Above most of the atmosphere, this sensor could look up against the cold space background and track RVs as they flew through mid-course. There was some uncertainty regarding the infrared background that an airborne sensor such as AOA would see. Sunlight scattered from either natural or (particularly) man-made "noctilucent clouds" might obscure the real RV targets. These clouds form at altitudes from 60 to 100 kilometers (km). During a battle, the particles ablating from debris reentering the atmosphere would form nucleation centers. Long-lived ice crystals would grow at these centers, possibly creating a noisy infrared background that would obscure the real targets arriving later. Intentional seeding of these clouds is also a possibility.

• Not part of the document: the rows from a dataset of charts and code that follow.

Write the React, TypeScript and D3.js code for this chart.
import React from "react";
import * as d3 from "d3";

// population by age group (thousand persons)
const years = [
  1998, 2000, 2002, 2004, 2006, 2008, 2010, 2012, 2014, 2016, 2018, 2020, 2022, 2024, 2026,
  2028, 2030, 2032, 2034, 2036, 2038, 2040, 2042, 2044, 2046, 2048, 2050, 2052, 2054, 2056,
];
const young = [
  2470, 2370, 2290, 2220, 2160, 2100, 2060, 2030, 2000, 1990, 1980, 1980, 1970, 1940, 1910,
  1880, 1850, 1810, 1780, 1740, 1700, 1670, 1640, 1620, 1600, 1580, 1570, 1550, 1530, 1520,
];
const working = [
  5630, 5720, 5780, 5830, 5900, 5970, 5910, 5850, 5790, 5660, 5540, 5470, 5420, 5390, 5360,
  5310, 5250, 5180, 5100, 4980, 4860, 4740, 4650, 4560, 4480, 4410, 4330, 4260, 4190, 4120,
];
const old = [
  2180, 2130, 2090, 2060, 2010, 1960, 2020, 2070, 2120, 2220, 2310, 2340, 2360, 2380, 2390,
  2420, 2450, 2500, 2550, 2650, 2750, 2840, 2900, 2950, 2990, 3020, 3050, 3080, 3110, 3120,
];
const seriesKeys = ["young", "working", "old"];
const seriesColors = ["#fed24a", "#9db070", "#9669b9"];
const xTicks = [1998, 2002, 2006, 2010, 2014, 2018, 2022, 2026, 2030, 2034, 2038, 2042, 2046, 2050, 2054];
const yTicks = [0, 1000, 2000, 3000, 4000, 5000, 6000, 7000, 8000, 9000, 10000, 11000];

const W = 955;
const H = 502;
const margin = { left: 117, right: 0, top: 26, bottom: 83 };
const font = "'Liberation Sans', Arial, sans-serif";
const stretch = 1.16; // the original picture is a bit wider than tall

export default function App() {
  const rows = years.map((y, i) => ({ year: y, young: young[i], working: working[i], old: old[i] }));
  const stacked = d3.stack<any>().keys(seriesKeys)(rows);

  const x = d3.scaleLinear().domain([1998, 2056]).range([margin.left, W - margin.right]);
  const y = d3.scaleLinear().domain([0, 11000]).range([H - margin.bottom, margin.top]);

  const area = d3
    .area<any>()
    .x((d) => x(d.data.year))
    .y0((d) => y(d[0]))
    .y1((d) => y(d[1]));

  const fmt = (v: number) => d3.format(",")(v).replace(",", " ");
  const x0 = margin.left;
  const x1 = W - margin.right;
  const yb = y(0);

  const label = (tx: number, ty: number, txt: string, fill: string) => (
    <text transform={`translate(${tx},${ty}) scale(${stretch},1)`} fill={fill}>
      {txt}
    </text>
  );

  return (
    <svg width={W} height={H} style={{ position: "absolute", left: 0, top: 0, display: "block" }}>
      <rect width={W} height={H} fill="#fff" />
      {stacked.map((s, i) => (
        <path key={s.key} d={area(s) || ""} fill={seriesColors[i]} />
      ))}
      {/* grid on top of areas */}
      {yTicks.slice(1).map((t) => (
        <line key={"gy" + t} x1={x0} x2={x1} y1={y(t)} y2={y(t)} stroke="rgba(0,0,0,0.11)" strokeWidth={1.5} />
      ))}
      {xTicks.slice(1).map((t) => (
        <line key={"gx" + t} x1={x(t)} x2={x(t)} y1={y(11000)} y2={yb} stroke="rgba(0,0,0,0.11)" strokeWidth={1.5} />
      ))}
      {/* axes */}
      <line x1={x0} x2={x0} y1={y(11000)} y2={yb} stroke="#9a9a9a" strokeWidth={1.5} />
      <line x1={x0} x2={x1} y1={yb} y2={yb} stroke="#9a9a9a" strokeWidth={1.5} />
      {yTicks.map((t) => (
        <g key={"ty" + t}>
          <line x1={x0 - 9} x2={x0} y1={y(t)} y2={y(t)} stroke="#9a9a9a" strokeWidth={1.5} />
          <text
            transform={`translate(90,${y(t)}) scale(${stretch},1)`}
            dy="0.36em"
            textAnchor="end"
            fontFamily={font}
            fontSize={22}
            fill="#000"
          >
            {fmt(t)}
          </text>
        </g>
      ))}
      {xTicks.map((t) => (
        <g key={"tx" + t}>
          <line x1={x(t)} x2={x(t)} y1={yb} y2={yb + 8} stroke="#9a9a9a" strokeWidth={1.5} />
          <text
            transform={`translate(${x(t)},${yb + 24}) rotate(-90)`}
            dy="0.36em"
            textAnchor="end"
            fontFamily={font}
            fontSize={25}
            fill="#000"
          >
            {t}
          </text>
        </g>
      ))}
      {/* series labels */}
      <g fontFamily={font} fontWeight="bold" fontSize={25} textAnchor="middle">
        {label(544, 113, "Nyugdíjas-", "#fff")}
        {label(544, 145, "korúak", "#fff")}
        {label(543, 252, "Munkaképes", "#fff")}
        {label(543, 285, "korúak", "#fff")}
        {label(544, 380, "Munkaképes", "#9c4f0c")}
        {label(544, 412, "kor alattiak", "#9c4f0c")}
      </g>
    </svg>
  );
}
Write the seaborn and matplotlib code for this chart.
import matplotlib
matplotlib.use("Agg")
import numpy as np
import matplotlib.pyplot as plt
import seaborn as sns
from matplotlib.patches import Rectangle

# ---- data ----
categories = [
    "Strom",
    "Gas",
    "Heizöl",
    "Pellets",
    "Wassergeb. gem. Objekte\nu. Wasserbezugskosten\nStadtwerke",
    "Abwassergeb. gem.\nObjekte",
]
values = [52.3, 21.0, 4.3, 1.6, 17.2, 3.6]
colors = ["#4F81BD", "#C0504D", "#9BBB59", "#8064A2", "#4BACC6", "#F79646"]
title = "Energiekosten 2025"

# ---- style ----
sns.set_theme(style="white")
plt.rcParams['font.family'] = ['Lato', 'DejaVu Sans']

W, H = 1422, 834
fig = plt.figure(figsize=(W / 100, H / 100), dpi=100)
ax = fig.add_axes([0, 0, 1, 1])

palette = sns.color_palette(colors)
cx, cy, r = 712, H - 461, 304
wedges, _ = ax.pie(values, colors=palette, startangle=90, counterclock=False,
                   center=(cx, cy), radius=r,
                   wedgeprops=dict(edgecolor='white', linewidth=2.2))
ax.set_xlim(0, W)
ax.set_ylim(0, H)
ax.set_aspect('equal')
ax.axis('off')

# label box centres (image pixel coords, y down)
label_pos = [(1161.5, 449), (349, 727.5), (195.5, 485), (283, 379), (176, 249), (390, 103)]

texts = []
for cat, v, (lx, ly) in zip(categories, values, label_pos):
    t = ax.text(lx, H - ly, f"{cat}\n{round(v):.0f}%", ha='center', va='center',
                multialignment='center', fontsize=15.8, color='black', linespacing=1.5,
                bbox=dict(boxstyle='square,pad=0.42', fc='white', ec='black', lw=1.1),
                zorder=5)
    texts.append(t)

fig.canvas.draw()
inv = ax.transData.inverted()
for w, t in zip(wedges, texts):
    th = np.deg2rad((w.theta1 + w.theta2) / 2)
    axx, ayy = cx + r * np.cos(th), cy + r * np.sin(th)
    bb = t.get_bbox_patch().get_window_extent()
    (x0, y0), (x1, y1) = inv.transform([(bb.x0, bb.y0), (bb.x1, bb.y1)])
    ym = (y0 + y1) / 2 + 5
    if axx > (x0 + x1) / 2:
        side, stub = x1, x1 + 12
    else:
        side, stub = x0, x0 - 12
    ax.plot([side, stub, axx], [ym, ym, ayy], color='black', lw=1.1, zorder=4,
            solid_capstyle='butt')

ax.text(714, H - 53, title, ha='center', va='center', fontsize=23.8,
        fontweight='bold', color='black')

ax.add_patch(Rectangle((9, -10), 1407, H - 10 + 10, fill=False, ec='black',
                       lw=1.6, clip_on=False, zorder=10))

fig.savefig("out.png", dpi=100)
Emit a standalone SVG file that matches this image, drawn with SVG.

Airborne Optical Adjunct and the ABM Treaty
A series of experiments by the United States called into question they had exceeded the permissible research allowed by Article V for other than fixed land-based ABM systems. The issue was made more difficult by the language in Article V that pertains to "ABM systems or components." Consequently, much work proceeded on ABM-related projects that is characterized as "adjuncts," "subcomponents," or "subsystems," which are not limited by the Treaty, as opposed to "components," which are limited. As might be expected, "components" were not defined by the Treaty.
The Reagan Administration interpreted "components" as including only devices capable of standing on their own as substitutes for the ABM missiles, launchers, or radars mentioned in Article 11. "Adjuncts," or other terms implying the same, on the other hand, were held to be parts of the independent component. The problem's practical application was illustrated best by the controversy over the Reagan Administration's characterization of elements of ABM sensors, currently being "demonstrated," as adjuncts to larger ABM components. Demonstrations of the Airborne Optical System (AOS) in particular received much attention. Under the Reagan Administration's interpretation, the two functions when tested separately were not forbidden "tests" of "components," but instead were permitted "demonstrations" of "adjuncts" as neither element acting alone has ABM utility.
As planned, the AOA could not launch and guide interceptors to destroy threatening objects. Therefore, it must be able to transfer information that it obtains to the Terminal Imaging Radar. Resolution would be relatively coarse: a follow-up system based on this technology might eventually be able to direct ground-based radars, which in turn would hand target track data over to high speed hit-to-kill projectiles.